>> Start INFORMATION PROVIDED
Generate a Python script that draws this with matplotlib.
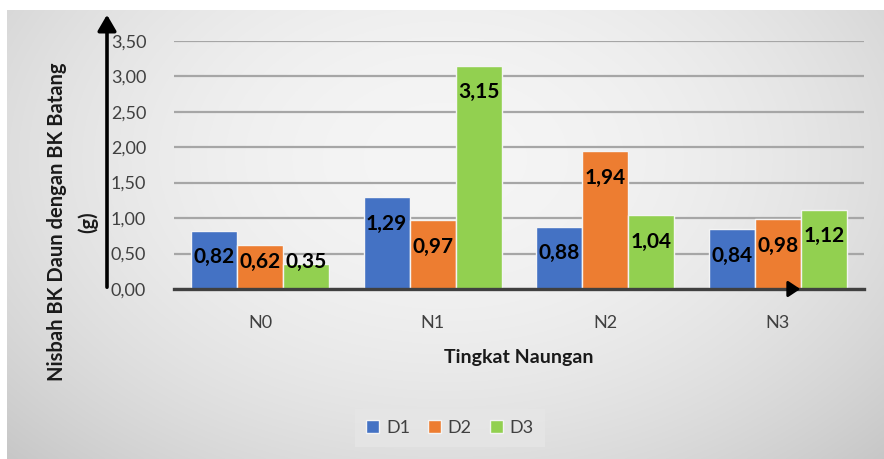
import numpy as np
import matplotlib
matplotlib.use("Agg")
import matplotlib.pyplot as plt

categories = ["N0", "N1", "N2", "N3"]
series_names = ["D1", "D2", "D3"]
d1 = [0.82, 1.29, 0.88, 0.84]
d2 = [0.62, 0.97, 1.94, 0.98]
d3 = [0.35, 3.15, 1.04, 1.12]
colors = ["#4472C4", "#ED7D31", "#92D050"]
yticks = [0.0, 0.5, 1.0, 1.5, 2.0, 2.5, 3.0, 3.5]

plt.rcParams['font.family'] = ['Lato', 'DejaVu Sans']

W, H = 884, 459
fig = plt.figure(figsize=(W / 100, H / 100), dpi=100)
fig.patch.set_facecolor("white")

# gradient background
bg = fig.add_axes([7 / W, 0, 1 - 7 / W, 1 - 10 / H], zorder=-5)
yy, xx = np.mgrid[0:1:300j, 0:1:600j]
dx = (xx - 0.5) / 0.5
dy = (yy - 0.33) / 0.67
r2 = dx ** 2 + dy ** 2
c = np.clip(0.96 - 0.09 * r2, 0, 1)
img = np.dstack([c, c, c])
bg.imshow(img, aspect="auto", extent=[0, 1, 1, 0])
bg.set_axis_off()

ax = fig.add_axes([174 / W, 1 - 289 / H, (864 - 174) / W, (289 - 40.7) / H])
ax.set_facecolor("none")

x = np.arange(len(categories))
bw = 0.267
all_series = [d1, d2, d3]
for i, (vals, col, name) in enumerate(zip(all_series, colors, series_names)):
    pos = x + (i - 1) * bw
    ax.bar(pos, vals, width=bw, color=col, edgecolor="#f4f4f4", linewidth=1.0,
           label=name, zorder=3)
    for p, v in zip(pos, vals):
        ly = max(v - 0.375, 0.375)
        ax.text(p, ly, f"{v:.2f}".replace(".", ","), ha="center", va="center",
                fontsize=15, fontweight="bold", color="black", zorder=5)

ax.set_ylim(0, 3.5)
ax.set_xlim(-0.5, 3.5)
ax.set_yticks(yticks)
ax.set_yticklabels([f"{t:.2f}".replace(".", ",") for t in yticks])
ax.set_xticks(x)
ax.set_xticklabels(categories)
ax.tick_params(axis="y", length=0, pad=20, labelsize=13, labelcolor="#404040")
ax.tick_params(axis="x", length=0, pad=19, labelsize=13, labelcolor="#404040")
ax.yaxis.grid(True, color="#a6a6a6", linewidth=1.6, zorder=0)
ax.set_axisbelow(True)
for s in ["left", "right", "top"]:
    ax.spines[s].set_visible(False)
ax.spines["bottom"].set_color("#404040")
ax.spines["bottom"].set_linewidth(2.4)
ax.spines["bottom"].set_zorder(4)

ax.set_xlabel("Tingkat Naungan", fontsize=14, fontweight="bold", labelpad=13,
              color="#1a1a1a")

# y label (two lines)
fig.text(57 / W, 1 - 222 / H, "Nisbah BK Daun dengan BK Batang", rotation=90,
         ha="center", va="center", fontsize=14.5, fontweight="bold", color="#1a1a1a")
fig.text(88 / W, 1 - 222 / H, "(g)", rotation=90,
         ha="center", va="center", fontsize=14.5, fontweight="bold", color="#1a1a1a")

# arrows
fig.patches.append(matplotlib.patches.FancyArrowPatch(
    (107 / W, 1 - 290 / H), (107 / W, 1 - 12 / H), transform=fig.transFigure,
    arrowstyle="-|>,head_length=6,head_width=3.5", color="black", linewidth=2.6,
    mutation_scale=1.6, zorder=10))
fig.patches.append(matplotlib.patches.FancyArrowPatch(
    (788 / W, 1 - 289 / H), (803 / W, 1 - 289 / H), transform=fig.transFigure,
    arrowstyle="-|>,head_length=4.5,head_width=3", color="black", linewidth=2.0,
    mutation_scale=1.6, zorder=10))

leg = fig.legend(loc="center", bbox_to_anchor=(450 / W, 1 - 428 / H), ncol=3,
                 frameon=True, fontsize=13, handlelength=0.7, handleheight=0.7,
                 handletextpad=0.4, columnspacing=1.0, borderpad=0.6)
leg.get_frame().set_facecolor("#e6e6e6")
leg.get_frame().set_edgecolor("none")
leg.get_frame().set_boxstyle("square", pad=0.0)
for t in leg.get_texts():
    t.set_color("#404040")

fig.savefig("out.png", dpi=100)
>> End INFORMATION PROVIDED
#### AIM:
Transcribe the full listing above exactly as it stands, minus the pictures.

#### THE RESPONSE:
Generate a Python script that draws this with matplotlib.
import numpy as np
import matplotlib
matplotlib.use("Agg")
import matplotlib.pyplot as plt

categories = ["N0", "N1", "N2", "N3"]
series_names = ["D1", "D2", "D3"]
d1 = [0.82, 1.29, 0.88, 0.84]
d2 = [0.62, 0.97, 1.94, 0.98]
d3 = [0.35, 3.15, 1.04, 1.12]
colors = ["#4472C4", "#ED7D31", "#92D050"]
yticks = [0.0, 0.5, 1.0, 1.5, 2.0, 2.5, 3.0, 3.5]

plt.rcParams['font.family'] = ['Lato', 'DejaVu Sans']

W, H = 884, 459
fig = plt.figure(figsize=(W / 100, H / 100), dpi=100)
fig.patch.set_facecolor("white")

# gradient background
bg = fig.add_axes([7 / W, 0, 1 - 7 / W, 1 - 10 / H], zorder=-5)
yy, xx = np.mgrid[0:1:300j, 0:1:600j]
dx = (xx - 0.5) / 0.5
dy = (yy - 0.33) / 0.67
r2 = dx ** 2 + dy ** 2
c = np.clip(0.96 - 0.09 * r2, 0, 1)
img = np.dstack([c, c, c])
bg.imshow(img, aspect="auto", extent=[0, 1, 1, 0])
bg.set_axis_off()

ax = fig.add_axes([174 / W, 1 - 289 / H, (864 - 174) / W, (289 - 40.7) / H])
ax.set_facecolor("none")

x = np.arange(len(categories))
bw = 0.267
all_series = [d1, d2, d3]
for i, (vals, col, name) in enumerate(zip(all_series, colors, series_names)):
    pos = x + (i - 1) * bw
    ax.bar(pos, vals, width=bw, color=col, edgecolor="#f4f4f4", linewidth=1.0,
           label=name, zorder=3)
    for p, v in zip(pos, vals):
        ly = max(v - 0.375, 0.375)
        ax.text(p, ly, f"{v:.2f}".replace(".", ","), ha="center", va="center",
                fontsize=15, fontweight="bold", color="black", zorder=5)

ax.set_ylim(0, 3.5)
ax.set_xlim(-0.5, 3.5)
ax.set_yticks(yticks)
ax.set_yticklabels([f"{t:.2f}".replace(".", ",") for t in yticks])
ax.set_xticks(x)
ax.set_xticklabels(categories)
ax.tick_params(axis="y", length=0, pad=20, labelsize=13, labelcolor="#404040")
ax.tick_params(axis="x", length=0, pad=19, labelsize=13, labelcolor="#404040")
ax.yaxis.grid(True, color="#a6a6a6", linewidth=1.6, zorder=0)
ax.set_axisbelow(True)
for s in ["left", "right", "top"]:
    ax.spines[s].set_visible(False)
ax.spines["bottom"].set_color("#404040")
ax.spines["bottom"].set_linewidth(2.4)
ax.spines["bottom"].set_zorder(4)

ax.set_xlabel("Tingkat Naungan", fontsize=14, fontweight="bold", labelpad=13,
              color="#1a1a1a")

# y label (two lines)
fig.text(57 / W, 1 - 222 / H, "Nisbah BK Daun dengan BK Batang", rotation=90,
         ha="center", va="center", fontsize=14.5, fontweight="bold", color="#1a1a1a")
fig.text(88 / W, 1 - 222 / H, "(g)", rotation=90,
         ha="center", va="center", fontsize=14.5, fontweight="bold", color="#1a1a1a")

# arrows
fig.patches.append(matplotlib.patches.FancyArrowPatch(
    (107 / W, 1 - 290 / H), (107 / W, 1 - 12 / H), transform=fig.transFigure,
    arrowstyle="-|>,head_length=6,head_width=3.5", color="black", linewidth=2.6,
    mutation_scale=1.6, zorder=10))
fig.patches.append(matplotlib.patches.FancyArrowPatch(
    (788 / W, 1 - 289 / H), (803 / W, 1 - 289 / H), transform=fig.transFigure,
    arrowstyle="-|>,head_length=4.5,head_width=3", color="black", linewidth=2.0,
    mutation_scale=1.6, zorder=10))

leg = fig.legend(loc="center", bbox_to_anchor=(450 / W, 1 - 428 / H), ncol=3,
                 frameon=True, fontsize=13, handlelength=0.7, handleheight=0.7,
                 handletextpad=0.4, columnspacing=1.0, borderpad=0.6)
leg.get_frame().set_facecolor("#e6e6e6")
leg.get_frame().set_edgecolor("none")
leg.get_frame().set_boxstyle("square", pad=0.0)
for t in leg.get_texts():
    t.set_color("#404040")

fig.savefig("out.png", dpi=100)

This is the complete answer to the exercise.